A lot of people who read The Fault In Our Stars by John Green might think the book is overrated. Truth is, it's overrated because no one reads the book for the meaning, they read it for the words. Words are meaningless if you don't dig for the purpose underneath. The Fault In Our Stars introduces the topic that just because you have cancer doesn't mean that you can't still live a full, content life. The main character, Hazel Grace Lancaster meets a boy named Agustus Waters at a cancer support group. While Hazel struggles with lung cancer, Agustus is just recovering from osteosarcoma, which caused him to loose a leg. The two fall in love, which proves that you can have so many privileges added to your life, even when your time is limited.

I think the message John Green was trying to get out was the reality of cancer, and life in general. He wanted to show us that we need to appreciate what we have because not everyone can be as lucky as you (I find it amazing that he expresses this through characters with cancer). He showed us this by not only writing happy endings, but also writing about pain and sadness. An example of this is when Hazel is telling Agustus the truth of what will happen in the future, because Agustus wants to be remembered after his death. She tells him that; "There will come a time when all of us are dead. All of us. There will come a time when there are no human beings remaining to remember that anyone ever existed or that our species ever did anything. There will be no one left to remember Aristotle or Cleopatra, let alone you. Everything that we did and built and wrote and thought and discovered will be forgotten and all of this will have been for naught.
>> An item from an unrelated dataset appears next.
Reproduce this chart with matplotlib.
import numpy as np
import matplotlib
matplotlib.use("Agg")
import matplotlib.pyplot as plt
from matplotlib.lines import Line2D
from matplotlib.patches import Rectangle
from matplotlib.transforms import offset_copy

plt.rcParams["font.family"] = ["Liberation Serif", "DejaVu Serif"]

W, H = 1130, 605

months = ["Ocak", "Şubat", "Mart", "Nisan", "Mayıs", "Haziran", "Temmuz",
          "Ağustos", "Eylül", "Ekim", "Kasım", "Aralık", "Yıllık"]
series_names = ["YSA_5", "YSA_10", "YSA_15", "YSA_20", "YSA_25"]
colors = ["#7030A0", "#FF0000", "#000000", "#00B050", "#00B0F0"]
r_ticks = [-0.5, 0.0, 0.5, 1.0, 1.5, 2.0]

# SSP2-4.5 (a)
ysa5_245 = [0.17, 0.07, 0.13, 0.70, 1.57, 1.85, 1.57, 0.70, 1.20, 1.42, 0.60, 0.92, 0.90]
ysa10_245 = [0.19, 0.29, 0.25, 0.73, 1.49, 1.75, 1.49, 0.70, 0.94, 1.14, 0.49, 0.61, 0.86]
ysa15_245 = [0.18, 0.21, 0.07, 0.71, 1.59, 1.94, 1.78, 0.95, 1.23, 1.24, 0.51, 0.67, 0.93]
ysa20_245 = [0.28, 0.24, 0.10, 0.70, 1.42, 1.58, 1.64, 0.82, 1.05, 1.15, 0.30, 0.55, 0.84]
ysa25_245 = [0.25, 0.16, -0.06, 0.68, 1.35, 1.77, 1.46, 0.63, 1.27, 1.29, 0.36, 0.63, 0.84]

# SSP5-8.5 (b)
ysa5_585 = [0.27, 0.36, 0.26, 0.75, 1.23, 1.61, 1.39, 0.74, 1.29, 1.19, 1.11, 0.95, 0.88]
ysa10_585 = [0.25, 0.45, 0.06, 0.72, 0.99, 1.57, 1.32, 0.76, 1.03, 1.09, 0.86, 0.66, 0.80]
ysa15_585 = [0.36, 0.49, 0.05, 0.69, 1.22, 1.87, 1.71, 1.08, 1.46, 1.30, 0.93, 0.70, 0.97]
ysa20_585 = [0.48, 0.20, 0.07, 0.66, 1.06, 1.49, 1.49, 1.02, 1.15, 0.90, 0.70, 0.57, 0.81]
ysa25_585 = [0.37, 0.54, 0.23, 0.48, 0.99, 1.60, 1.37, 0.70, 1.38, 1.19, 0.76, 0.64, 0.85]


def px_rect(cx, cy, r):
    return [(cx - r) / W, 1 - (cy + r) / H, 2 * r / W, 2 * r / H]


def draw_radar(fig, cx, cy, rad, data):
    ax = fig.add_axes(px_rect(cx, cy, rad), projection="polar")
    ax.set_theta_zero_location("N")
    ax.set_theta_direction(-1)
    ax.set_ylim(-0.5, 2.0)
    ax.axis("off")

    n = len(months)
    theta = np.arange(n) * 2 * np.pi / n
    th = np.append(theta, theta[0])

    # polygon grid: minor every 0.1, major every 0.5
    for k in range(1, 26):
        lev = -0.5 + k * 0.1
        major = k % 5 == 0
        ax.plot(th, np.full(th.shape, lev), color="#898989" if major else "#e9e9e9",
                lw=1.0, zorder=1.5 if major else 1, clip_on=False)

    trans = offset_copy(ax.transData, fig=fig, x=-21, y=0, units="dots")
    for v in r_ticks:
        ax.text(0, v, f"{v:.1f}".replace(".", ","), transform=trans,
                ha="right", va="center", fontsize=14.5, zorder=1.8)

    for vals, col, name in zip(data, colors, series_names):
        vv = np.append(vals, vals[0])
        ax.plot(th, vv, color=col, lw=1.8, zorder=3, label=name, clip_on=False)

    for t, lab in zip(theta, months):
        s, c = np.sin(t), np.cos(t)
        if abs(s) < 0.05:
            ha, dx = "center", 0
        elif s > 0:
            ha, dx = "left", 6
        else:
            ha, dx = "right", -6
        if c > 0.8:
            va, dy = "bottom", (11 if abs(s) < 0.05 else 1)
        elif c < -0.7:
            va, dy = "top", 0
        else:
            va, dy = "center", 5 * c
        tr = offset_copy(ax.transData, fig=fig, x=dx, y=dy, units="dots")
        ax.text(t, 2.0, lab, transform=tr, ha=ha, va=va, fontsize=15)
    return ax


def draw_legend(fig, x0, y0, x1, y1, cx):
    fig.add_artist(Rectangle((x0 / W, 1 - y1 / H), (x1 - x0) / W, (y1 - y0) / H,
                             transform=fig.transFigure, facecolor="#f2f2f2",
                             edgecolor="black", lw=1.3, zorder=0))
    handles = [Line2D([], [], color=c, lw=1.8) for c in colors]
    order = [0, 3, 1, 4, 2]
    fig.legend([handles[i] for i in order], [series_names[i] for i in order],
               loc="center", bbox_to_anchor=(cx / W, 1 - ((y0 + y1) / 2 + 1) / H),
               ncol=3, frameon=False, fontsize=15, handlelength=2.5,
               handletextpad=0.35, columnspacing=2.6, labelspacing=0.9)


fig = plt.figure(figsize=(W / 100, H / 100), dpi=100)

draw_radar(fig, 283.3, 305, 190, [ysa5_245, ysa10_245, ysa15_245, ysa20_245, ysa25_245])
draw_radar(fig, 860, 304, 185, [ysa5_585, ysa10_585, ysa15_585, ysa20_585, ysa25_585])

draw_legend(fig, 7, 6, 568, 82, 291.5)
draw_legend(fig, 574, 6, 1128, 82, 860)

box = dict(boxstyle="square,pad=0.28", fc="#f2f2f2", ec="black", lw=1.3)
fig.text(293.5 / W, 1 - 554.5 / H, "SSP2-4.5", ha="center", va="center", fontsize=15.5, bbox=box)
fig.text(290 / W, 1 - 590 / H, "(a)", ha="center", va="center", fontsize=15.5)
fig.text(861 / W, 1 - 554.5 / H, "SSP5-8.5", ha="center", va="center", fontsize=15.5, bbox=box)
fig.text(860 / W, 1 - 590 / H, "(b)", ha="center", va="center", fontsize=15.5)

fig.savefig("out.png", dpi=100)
Maybe that time is coming soon and maybe it is millions of years away, but even if we survive the collapse of our sun, we will not survive forever. There was time before organisms experienced consciousness, and there will be time after. And if the inevitability of human oblivion worries you, I encourage you to ignore it. God knows that’s what everyone else does." 
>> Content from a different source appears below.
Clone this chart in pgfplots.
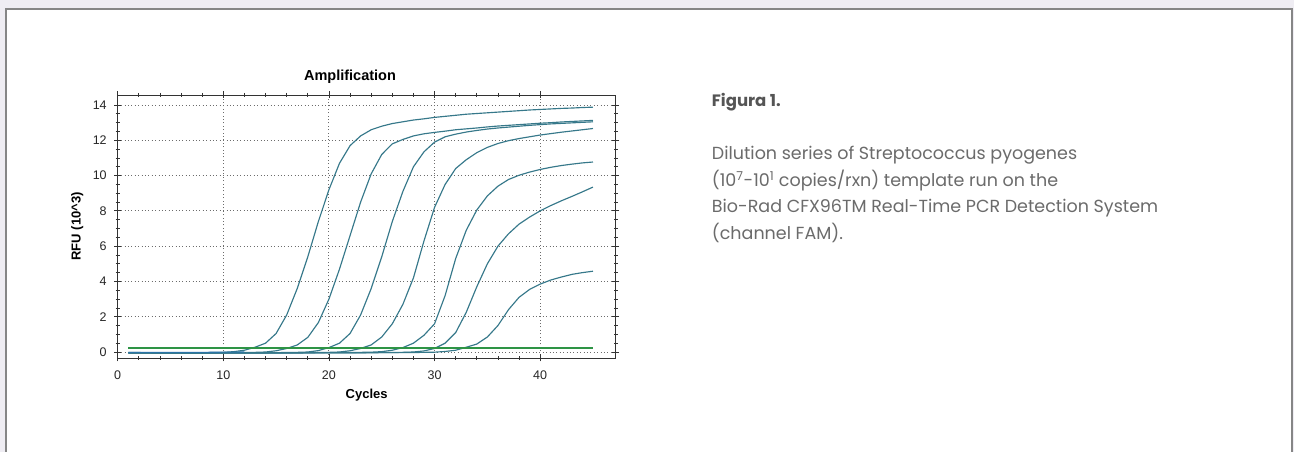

Another way he expresses reality through the book and the characters is all the metaphors and the quotes. Near the beginning of the book when Hazel goes to Agustus water's house for the first time, there are many posters on the wall that say things like, "Without pain, we could not know joy." And Agustus does this thing where he puts a cigarette between his teeth but doesn't actually light it. When Hazel asks him about it he says; "It's a metaphor, see: You put the killing thing right between your teeth, but you don't give it the power to do it's killing."

Lastly, Hazel and Agustus have this friend named Isaac from the support group. He's about to loose his sight and become blind because of his Eye Cancer, and his girlfriend, Monica breaks up with him because it's too much for her to handle. A lot of teenage readers and young readers of The Fault In Our Stars can relate to Isaacs problems, and although not everyone looses their sight because of cancer everyday a lot of people get into relationships and can relate to him that way. This is just another way to prove that just because you have cancer doesn't mean you don't have a normal life. So overall, John Green weaves the message of reality and hope and love through the book by using metaphors, relations, quotes, and the general reality of having cancer without all the fake happy endings and instead reflects the happiness through the reality of being grateful for what you have, even if you don't have a lot because the moments you do have are worth everything.